En esa zona que va el optoacoplador está medio quemado. Por ello pensé que era el optó. Pero el multímetro no marca cortocircuito en el optoacoplador. Realizé medidas de tensión en el puente rectificador y todo normal en esa etapa :''v


----------



## D@rkbytes (Ago 17, 2021)

Si proporcionaras más información sería más fácil que se te pueda orientar.
Por ejemplo: diagrama adjunto, modelo del televisor y de la fuente de poder.

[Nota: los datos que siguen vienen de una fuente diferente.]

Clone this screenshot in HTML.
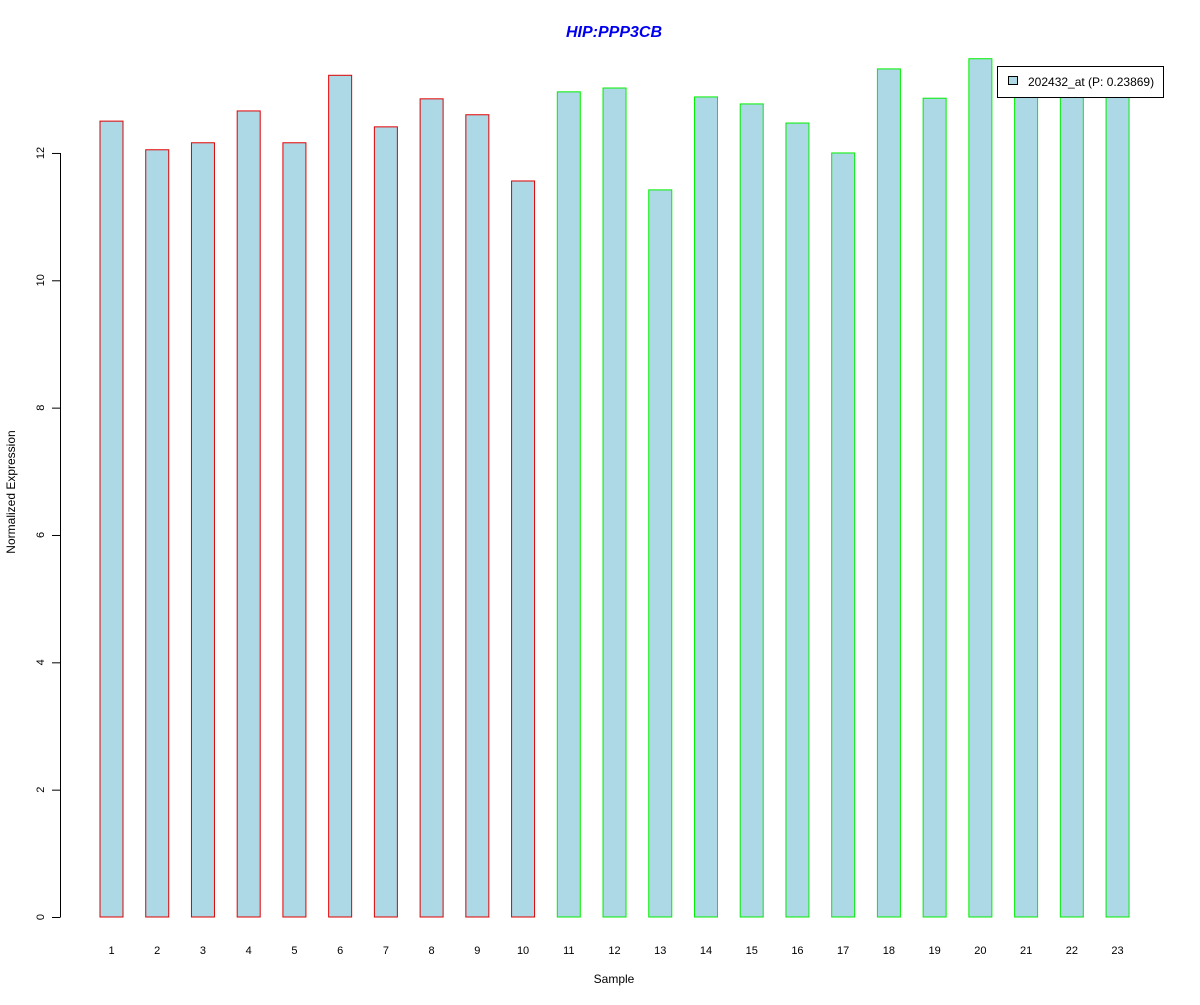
<!DOCTYPE html>
<html><head><meta charset="utf-8"><style>
body{margin:0;background:#fff}
text{font-family:"Liberation Sans",Arial,sans-serif}
</style></head><body>
<svg id="chart" width="1200" height="1000" xmlns="http://www.w3.org/2000/svg">
<rect width="1200" height="1000" fill="#fff"/>
<text x="614" y="37" text-anchor="middle" font-size="16" font-weight="bold" font-style="italic" fill="#0000ee">HIP:PPP3CB</text>
<text x="614" y="983" text-anchor="middle" font-size="12">Sample</text>
<text transform="translate(15,492) rotate(-90)" text-anchor="middle" font-size="12">Normalized Expression</text>
<g id="yaxis"></g>
<g id="bars"></g>
<g id="xlabels"></g>
<g>
<rect x="997.5" y="66.5" width="166" height="31" fill="#fff" stroke="#000"/>
<rect x="1008.5" y="76.5" width="9" height="8" fill="#add8e6" stroke="#000"/>
<text x="1028" y="86" font-size="12">202432_at (P: 0.23869)</text>
</g>
</svg>
<script>
const categories=["1","2","3","4","5","6","7","8","9","10","11","12","13","14","15","16","17","18","19","20","21","22","23"];
const values=[12.50,12.05,12.16,12.66,12.16,13.22,12.41,12.85,12.60,11.56,12.96,13.02,11.42,12.88,12.77,12.47,12.00,13.32,12.86,13.48,13.05,13.10,13.02];
const groups=["a","a","a","a","a","a","a","a","a","a","b","b","b","b","b","b","b","b","b","b","b","b","b"];
const yTicks=[0,2,4,6,8,10,12];
const NS="http://www.w3.org/2000/svg";
function y(v){return 917-v*63.67;}
function xc(i){return 111.5+i*45.73;}
const bars=document.getElementById('bars'),xl=document.getElementById('xlabels'),ya=document.getElementById('yaxis');
values.forEach((v,i)=>{
 const r=document.createElementNS(NS,'rect');
 
 
 r.setAttribute('x',xc(i)-11.5);r.setAttribute('width',23);
 r.setAttribute('y',y(v));r.setAttribute('height',y(0)-y(v));
 r.setAttribute('fill','#add8e6');r.setAttribute('stroke',groups[i]=="a"?'#e00000':'#00ee00');
 bars.appendChild(r);
 const t=document.createElementNS(NS,'text');
 
 
 t.setAttribute('x',xc(i));t.setAttribute('y',954);t.setAttribute('text-anchor','middle');t.setAttribute('font-size','11');
 t.textContent=categories[i];xl.appendChild(t);
});
const ln=document.createElementNS(NS,'line');


ln.setAttribute('x1',60.5);ln.setAttribute('x2',60.5);ln.setAttribute('y1',y(0));ln.setAttribute('y2',y(12));ln.setAttribute('stroke','#000');
ya.appendChild(ln);
yTicks.forEach(v=>{
 const tk=document.createElementNS(NS,'line');
 
 
 tk.setAttribute('x1',52);tk.setAttribute('x2',60.5);tk.setAttribute('y1',y(v)+.5);tk.setAttribute('y2',y(v)+.5);tk.setAttribute('stroke','#000');
 ya.appendChild(tk);
 const t=document.createElementNS(NS,'text');
 
 
 t.setAttribute('transform','translate(44,'+y(v)+') rotate(-90)');t.setAttribute('text-anchor','middle');t.setAttribute('font-size','11');
 t.textContent=v;ya.appendChild(t);
});
</script>
</body></html>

*Reglas generales de uso del Foro**:

03) *Cuando preguntes, danos la máxima información posible. *¡No somos adivinos! *


----------



## JDC (Ago 19, 2021)

Gracias por contestar
Las fotos de la tarjeta que envié el martes era de la fuente del televisor Samsung modelo UN32EH4000G. Compre una fuente y también la tarjeta main, ya que se habían quemado (Lo compre de segunda mano y lo cambié por descarte). Luego de ello realice la prueba del funcionamiento del televisor. Encontré que las imágenes tienen un fondo rosado. Intenté mover los colores en la configuración del menú de la pantalla del tv. No conseguí arreglarlo del todo. Estas son las imágenes del tv.


----------



## D@rkbytes (Ago 20, 2021)

Entra al modo de servicio y comprueba si el problema es con los bits LVDS o con el formato VESA / JEIDA


----------